# [Aim of the exercise]
Leaving out the pictures, retype the lines from the beginning of the listing through the line containing "Serif', 'Times New".

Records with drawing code
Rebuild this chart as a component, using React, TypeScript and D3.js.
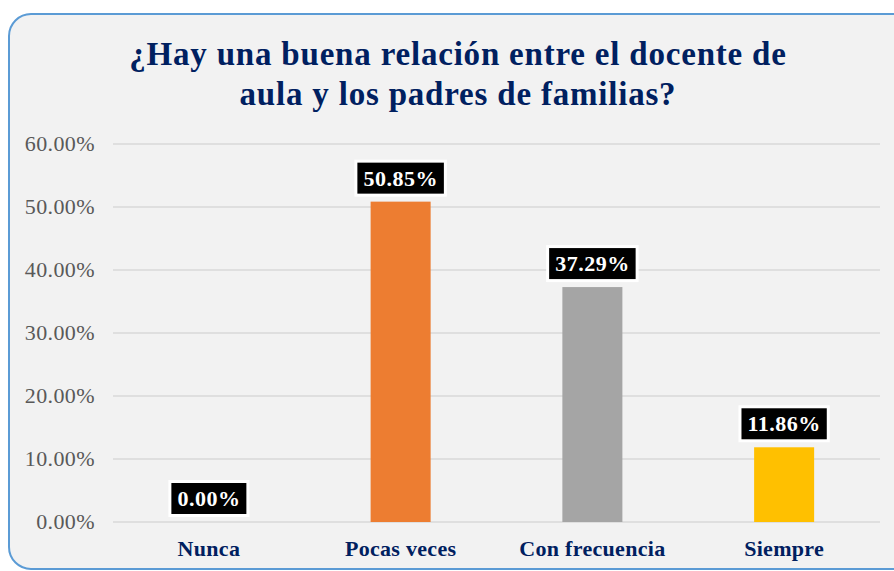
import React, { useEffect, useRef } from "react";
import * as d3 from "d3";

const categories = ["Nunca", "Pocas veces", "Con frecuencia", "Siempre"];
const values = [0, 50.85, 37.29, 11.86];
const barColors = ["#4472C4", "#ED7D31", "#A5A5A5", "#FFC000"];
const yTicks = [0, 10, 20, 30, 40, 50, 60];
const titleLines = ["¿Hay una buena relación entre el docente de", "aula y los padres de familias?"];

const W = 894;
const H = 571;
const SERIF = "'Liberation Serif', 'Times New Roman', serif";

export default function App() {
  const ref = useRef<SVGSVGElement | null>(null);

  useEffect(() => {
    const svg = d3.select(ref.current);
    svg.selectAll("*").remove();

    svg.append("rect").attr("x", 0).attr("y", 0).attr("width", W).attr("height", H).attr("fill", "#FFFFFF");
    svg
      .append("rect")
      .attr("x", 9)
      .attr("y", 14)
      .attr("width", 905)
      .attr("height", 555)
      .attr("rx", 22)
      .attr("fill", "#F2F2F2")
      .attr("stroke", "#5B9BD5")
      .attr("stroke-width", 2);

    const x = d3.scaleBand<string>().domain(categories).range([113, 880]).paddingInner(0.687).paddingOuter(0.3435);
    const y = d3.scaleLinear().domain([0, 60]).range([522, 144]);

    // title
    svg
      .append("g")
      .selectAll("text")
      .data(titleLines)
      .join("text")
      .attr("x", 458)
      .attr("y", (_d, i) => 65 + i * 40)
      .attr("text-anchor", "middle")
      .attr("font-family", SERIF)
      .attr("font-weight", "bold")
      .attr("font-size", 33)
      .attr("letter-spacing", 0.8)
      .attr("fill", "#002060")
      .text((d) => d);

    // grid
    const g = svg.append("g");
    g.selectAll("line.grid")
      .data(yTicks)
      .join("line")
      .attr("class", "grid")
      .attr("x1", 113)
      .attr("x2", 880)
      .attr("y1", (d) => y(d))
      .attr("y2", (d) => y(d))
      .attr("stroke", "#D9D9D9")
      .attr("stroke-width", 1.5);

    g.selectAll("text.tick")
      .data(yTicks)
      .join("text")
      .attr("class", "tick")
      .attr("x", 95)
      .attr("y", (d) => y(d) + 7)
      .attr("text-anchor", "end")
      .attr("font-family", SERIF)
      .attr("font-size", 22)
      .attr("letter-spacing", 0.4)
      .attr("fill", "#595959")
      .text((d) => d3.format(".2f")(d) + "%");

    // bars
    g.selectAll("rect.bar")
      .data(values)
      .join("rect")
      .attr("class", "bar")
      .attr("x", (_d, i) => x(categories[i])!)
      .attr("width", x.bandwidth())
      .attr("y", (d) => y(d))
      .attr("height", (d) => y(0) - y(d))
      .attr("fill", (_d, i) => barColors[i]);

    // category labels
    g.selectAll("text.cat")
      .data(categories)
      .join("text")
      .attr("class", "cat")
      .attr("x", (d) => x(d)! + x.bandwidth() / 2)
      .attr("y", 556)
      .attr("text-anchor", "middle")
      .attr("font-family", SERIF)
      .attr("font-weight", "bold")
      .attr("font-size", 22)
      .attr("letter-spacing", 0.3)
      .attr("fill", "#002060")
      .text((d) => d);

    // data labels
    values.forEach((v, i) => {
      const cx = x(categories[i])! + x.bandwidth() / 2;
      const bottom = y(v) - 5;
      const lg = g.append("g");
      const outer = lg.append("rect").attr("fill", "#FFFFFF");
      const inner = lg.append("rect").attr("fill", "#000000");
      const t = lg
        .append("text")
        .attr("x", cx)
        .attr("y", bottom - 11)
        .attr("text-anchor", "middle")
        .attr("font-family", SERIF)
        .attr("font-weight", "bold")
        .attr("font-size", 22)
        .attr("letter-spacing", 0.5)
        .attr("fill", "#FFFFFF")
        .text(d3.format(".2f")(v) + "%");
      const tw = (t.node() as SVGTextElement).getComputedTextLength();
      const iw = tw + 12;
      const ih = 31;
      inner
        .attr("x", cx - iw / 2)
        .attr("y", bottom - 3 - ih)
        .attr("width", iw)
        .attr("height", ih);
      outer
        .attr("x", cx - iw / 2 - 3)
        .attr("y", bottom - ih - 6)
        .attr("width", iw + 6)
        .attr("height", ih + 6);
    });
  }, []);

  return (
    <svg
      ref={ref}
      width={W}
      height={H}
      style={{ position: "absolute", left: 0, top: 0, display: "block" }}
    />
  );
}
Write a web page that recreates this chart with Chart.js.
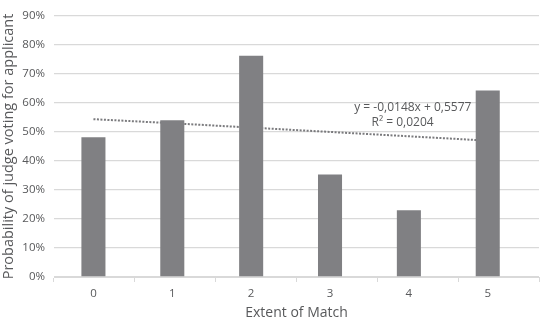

# [Written answer]
Rebuild this chart as a component, using React, TypeScript and D3.js.
import React, { useEffect, useRef } from "react";
import * as d3 from "d3";

const categories = ["Nunca", "Pocas veces", "Con frecuencia", "Siempre"];
const values = [0, 50.85, 37.29, 11.86];
const barColors = ["#4472C4", "#ED7D31", "#A5A5A5", "#FFC000"];
const yTicks = [0, 10, 20, 30, 40, 50, 60];
const titleLines = ["¿Hay una buena relación entre el docente de", "aula y los padres de familias?"];

const W = 894;
const H = 571;
const SERIF = "'Liberation Serif', 'Times New Roman', serif";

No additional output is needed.